Randomised controlled trials (RCTs) have been the gold standard for statistical evidence, of treatment effect, for over 100 years. Their strength is in their attempt to avoid major sources of bias in a comparison of the evidence. However, they are costly to run, particularly in the domain of personalised medicine, to which medical AI products typically belong.
As a result, enormous efforts have been made to develop statistical technologies which allow the use of observational data as a form of real-world evidence (RWE) for a treatment effect. In practice, these approaches move the burden of evidence-building, from the thoroughness of the randomization to the completeness of the assumptions. In an ideal world, both will (asymptotically) coincide. But we don’t live in an ideal world. In reality, the behavioural selection pressures on RCT development act towards thorough planning, which increases true success probabilities. Whereas the same pressures applied to observational data analysis lead towards a search for any supporting evidence, running into considerable issues of multiple-testing and false associations.
Due to the costs of RCTs, regulators are willing to consider observational data as evidence in certain circumstances. Right now, in the USA, this amounts to transfer of use – ie. something that has previously been shown to be both safe and effective on a specific patient population, and you’re just extending it to a different patient group, possibly for a different condition – and products which are allowed early to market, based on small trial results, and which require long-term surveillance to demonstrate (via RWE) their effects.
The regulatory common factor of these circumstances is essentially reduced risk of harm. Sometimes this is because of inconsequential treatment effects (eg. trying to shave 1 day off treatment of Athlete’s Foot), or tiny effect sizes (preventing Alzheimers), other times because the patient population under examination are faced with horrible outcomes in any case (such is the case with late-stage cancer therapies).
Of course, pharmaceutical companies spend enormous sums of money employing epidemiologists (in part) to conduct post-hoc analyses of clinical trials and to try to rescue the outcomes. Conceptually, this effort is similar to retraining an ML algorithm with slightly different hyperparameters. Why is it that a data dive by an epidemiologist might be allowable, but one to prove a medical AI platform might not? In my opinion, it comes down to two basic factors (i) the dimensions captured by an RCT vs a ML algorithm, (ii) a realistic appraisal of sunk costs.
While RCTs are the gold standard for medical evidence, it turns out that it is difficult to correctly randomise against all possible sources of bias. A trained epidemiologist can, using biological insights, post-hoc rescue a randomisation and change the outcome of a trial. This is the very definition of the E in RWE (Note: the correct use of the term RWE does not apply to rescuing clinical trials, I am using this as a thought experiment to examine medical AI).
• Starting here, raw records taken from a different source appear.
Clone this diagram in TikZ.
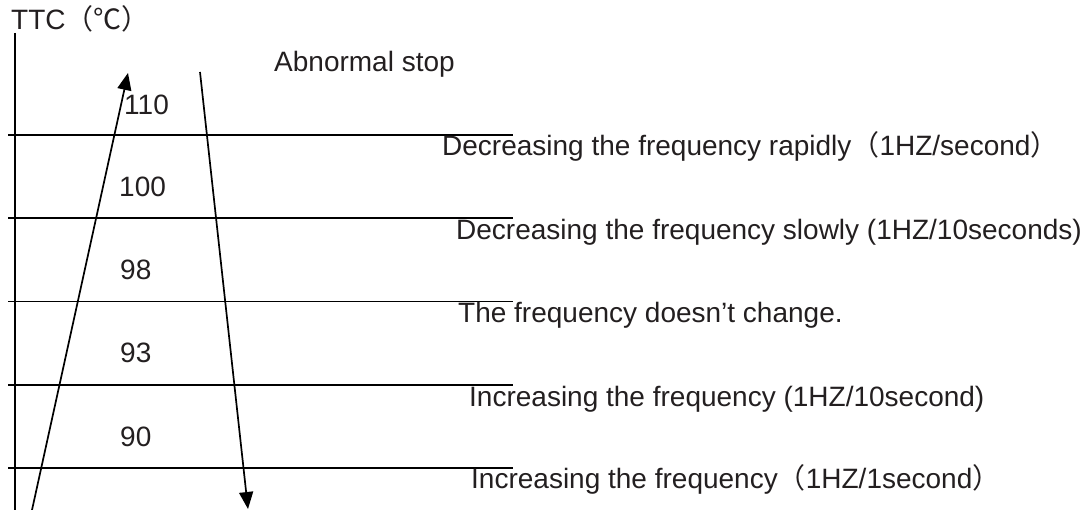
\documentclass[tikz,border=0pt]{standalone}
\usepackage{fontspec}
\setmainfont{Liberation Sans}
\newfontfamily\cjk{Noto Sans CJK SC}
\usetikzlibrary{arrows.meta}
\definecolor{ink}{HTML}{231F20}
\tikzset{
  lbl/.style={anchor=base west, inner sep=0pt, font=\fontsize{28}{34}\selectfont, text=ink},
  axisline/.style={line width=1.8pt, black},
  bandline/.style={line width=1.8pt, black},
  flow/.style={line width=1.7pt, black, -{Triangle[length=17pt,width=14pt]}}
}
\begin{document}
\begin{tikzpicture}[x=1pt,y=-1pt]
\useasboundingbox (0,0) rectangle (1088,510);
% axis
\coordinate (axTop) at (15,33);
\coordinate (axBot) at (15,510);
\draw[axisline] (axTop) -- (axBot);
\node[lbl] (ttc) at (11,30) {TTC{\cjk （℃）}};
% band lines
\foreach \i/\y in {1/135,2/218,3/301.5,4/385,5/468}{
  \coordinate (L\i a) at (8,\y);
  \coordinate (L\i b) at (513,\y);
  \draw[bandline] (L\i a) -- (L\i b);
}
% temperature labels
\node[lbl] (t110) at (124,115) {110};
\node[lbl] (t100) at (119,197) {100};
\node[lbl] (t98) at (120,280) {98};
\node[lbl] (t93) at (120,363) {93};
\node[lbl] (t90) at (120,447) {90};
% right texts
\node[lbl] (abn) at (274,72) {Abnormal stop};
\node[lbl] (r1) at (442,156) {Decreasing the frequency rapidly{\cjk （}1HZ/second{\cjk ）}};
\node[lbl] (r2) at (456,240) {Decreasing the frequency slowly (1HZ/10seconds)};
\node[lbl] (r3) at (458,323) {The frequency doesn’t change.};
\node[lbl] (r4) at (469,407) {Increasing the frequency (1HZ/10second)};
\node[lbl] (r5) at (471,489) {Increasing the frequency{\cjk （}1HZ/1second{\cjk ）}};
% arrows
\coordinate (upS) at (32,510);
\coordinate (upE) at (128,73);
\coordinate (dnS) at (200,72);
\coordinate (dnE) at (248,509);
\draw[flow] (upS) -- (upE);
\draw[flow] (dnS) -- (dnE);
\end{tikzpicture}
\end{document}
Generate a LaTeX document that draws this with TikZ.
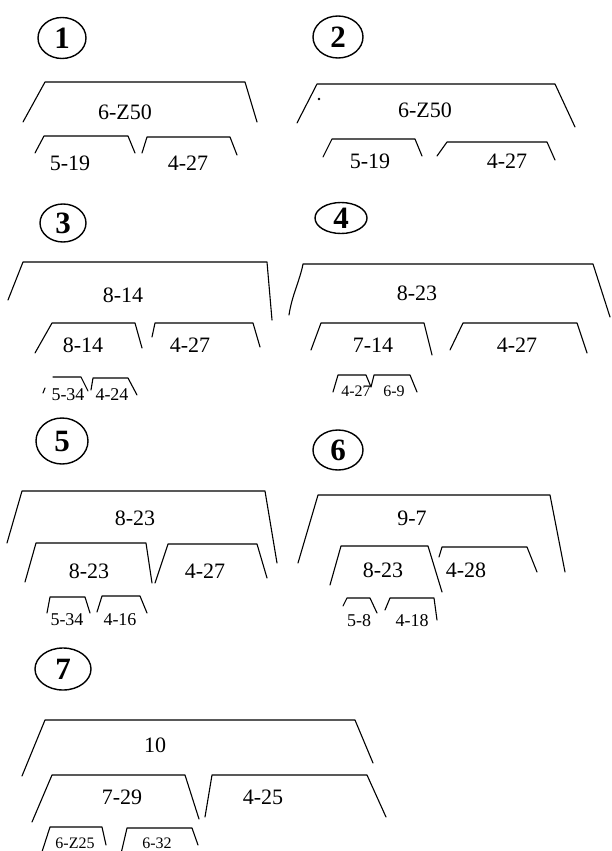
\documentclass[tikz,border=0pt]{standalone}
\usepackage{fontspec}
\setmainfont{Liberation Serif}
\usetikzlibrary{shapes.geometric}
\tikzset{
  brk/.style={line width=1.1pt, line join=round, line cap=round},
  lab/.style={inner sep=0pt, font=\fontsize{22}{26}\selectfont},
  slab/.style={inner sep=0pt, font=\fontsize{18}{21}\selectfont},
  tlab/.style={inner sep=0pt, font=\fontsize{16}{19}\selectfont},
  circ/.style={ellipse, draw, line width=1.4pt, inner sep=0pt, font=\bfseries\fontsize{31}{35}\selectfont}
}
\begin{document}
\begin{tikzpicture}[x=1pt,y=-1pt]
\useasboundingbox (0,0) rectangle (612,851);
\clip (0,0) rectangle (612,851);
% ---------- Panel 1
\node[circ, minimum width=48pt, minimum height=41pt] (c1) at (62,38) {1};
\draw[brk] (23,122) -- (45,82) -- (245,82) -- (257,122);
\node[lab] (p1a) at (125,112) {6-Z50};
\draw[brk] (35,153) -- (44,136) -- (128,136) -- (135,153);
\node[lab] (p1b) at (70,163) {5-19};
\draw[brk] (142,153) -- (147,137) -- (230,137) -- (237,155);
\node[lab] (p1c) at (188,163) {4-27};
% ---------- Panel 2
\node[circ, minimum width=50pt, minimum height=42pt] (c2) at (338,37) {2};
\draw[brk] (297,123) -- (317,84) -- (555,84) -- (575,127);
\fill (319,99) circle (1.3pt);
\node[lab] (p2a) at (425,110) {6-Z50};
\draw[brk] (323,157) -- (332,139) -- (415,139) -- (422,156);
\node[lab] (p2b) at (370,161) {5-19};
\draw[brk] (437,156) -- (447,142) -- (547,142) -- (555,160);
\node[lab] (p2c) at (507,161) {4-27};
% ---------- Panel 3
\node[circ, minimum width=46pt, minimum height=38pt] (c3) at (63,223) {3};
\draw[brk] (8,300) -- (23,262) -- (267,262) -- (272,320);
\node[lab] (p3a) at (123,295) {8-14};
\draw[brk] (35,353) -- (52,323) -- (135,323) -- (142,348);
\node[lab] (p3b) at (83,345) {8-14};
\draw[brk] (152,337) -- (155,323) -- (253,323) -- (260,347);
\node[lab] (p3c) at (190,345) {4-27};
\draw[brk] (43,393) -- (45,388);
\draw[brk] (53,377) -- (81,377) -- (88,391);
\node[slab] (p3d) at (68,395) {5-34};
\draw[brk] (91,390) -- (93,378) -- (128,378) -- (137,395);
\node[slab] (p3e) at (112,395) {4-24};
% ---------- Panel 4
\node[circ, minimum width=52pt, minimum height=31pt] (c4) at (341,218) {4};
\draw[brk] (289,315) .. controls (292,295) and (300,280) .. (303,264) -- (593,264) -- (610,317);
\node[lab] (p4a) at (417,293) {8-23};
\draw[brk] (311,350) -- (321,323) -- (424,323) -- (432,355);
\node[lab] (p4b) at (373,345) {7-14};
\draw[brk] (450,350) -- (463,323) -- (577,323) -- (587,353);
\node[lab] (p4c) at (517,345) {4-27};
\draw[brk] (333,392) -- (338,375) -- (366,375) -- (371,387) -- (374,375) -- (410,375) -- (417,392);
\node[tlab] (p4d) at (356,391) {4-27};
\node[tlab] (p4e) at (394,391) {6-9};
% ---------- Panel 5
\node[circ, minimum width=52pt, minimum height=46pt] (c5) at (62,441) {5};
\draw[brk] (7,543) -- (22,491) -- (265,491) -- (277,563);
\node[lab] (p5a) at (135,518) {8-23};
\draw[brk] (25,582) -- (36,543) -- (146,543) -- (152,583);
\node[lab] (p5b) at (89,571) {8-23};
\draw[brk] (155,583) -- (168,544) -- (257,544) -- (267,578);
\node[lab] (p5c) at (205,571) {4-27};
\draw[brk] (47,613) -- (50,597) -- (85,597) -- (90,613);
\node[slab] (p5d) at (67,620) {5-34};
\draw[brk] (97,612) -- (102,596) -- (140,596) -- (147,613);
\node[slab] (p5e) at (120,620) {4-16};
% ---------- Panel 6
\node[circ, minimum width=50pt, minimum height=40pt] (c6) at (338,450) {6};
\draw[brk] (298,563) -- (318,495) -- (550,495) -- (565,572);
\node[lab] (p6a) at (412,518) {9-7};
\draw[brk] (330,585) -- (341,546) -- (428,546) -- (442,592);
\node[lab] (p6b) at (383,570) {8-23};
\draw[brk] (439,557) -- (442,547) -- (527,547) -- (537,572);
\node[lab] (p6c) at (466,570) {4-28};
\draw[brk] (343,606) -- (347,598) -- (370,598) -- (377,613);
\node[slab] (p6d) at (359,621) {5-8};
\draw[brk] (385,610) -- (390,598) -- (434,598) -- (437,620);
\node[slab] (p6e) at (412,621) {4-18};
% ---------- Panel 7
\node[circ, minimum width=56pt, minimum height=42pt] (c7) at (63,669) {7};
\draw[brk] (22,776) -- (45,720) -- (355,720) -- (373,763);
\node[lab] (p7a) at (155,745) {10};
\draw[brk] (32,822) -- (52,775) -- (185,775) -- (199,819);
\node[lab] (p7b) at (122,797) {7-29};
\draw[brk] (205,817) -- (212,775) -- (367,775) -- (386,817);
\node[lab] (p7c) at (263,797) {4-25};
\draw[brk] (40,858) -- (50,827) -- (102,827) -- (106,845);
\node[tlab] (p7d) at (75,843) {6-Z25};
\draw[brk] (120,858) -- (127,828) -- (192,828) -- (198,845);
\node[tlab] (p7e) at (157,843) {6-32};
\end{tikzpicture}
\end{document}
ML techniques’ main strength is in their ability to find associations in dimensions much higher than a human is capable of considering. They do this while even avoiding some issues of multiple testing. But the big risk is that they are specialised techniques which will, by design, always find an association. Running a validation study, of an ML technique against the same data set on which it has been trained, is essentially meaningless. So, a medical AI algorithm already leverages all possible dimensions in the training set – it is not possible to efficiently change this via a post-hoc analysis of RWE data.
The financial cost of bringing a drug candidate to clinical trial costs in the 100’s of millions of euros/dollars. Bringing a medical AI platform to the market, including carrying out the trials, will cost a fraction of this amount. The subsequent cost of deployment of a medical AI platform, in true computing fashion, approaches zero. Perhaps it is acceptable that regulators are at least willing to discuss more lenient approaches for drugs, than with medical AI systems. To be clear, there is no guarantee that any actual leniency is truly the case with drugs – the 2016 changes to US law are still being felt in this area.
Medical AI products will transform medicine. However, investors and product leads who ignore the necessary validation steps do so at their peril. A backlash is coming. RWE rules will, in future, be of increasing importance for longitudinal effects – although this will raise awkward questions about valuation of a drug line – but I predict only small impacts on bringing AI products to market.
This article is a hot-take that I wrote for a friend in the context of regulatory validation of medical AI products. I am also working on a concrete, related, result in Statistical Theory which addresses quantification of foreseeable insights from Observational Data.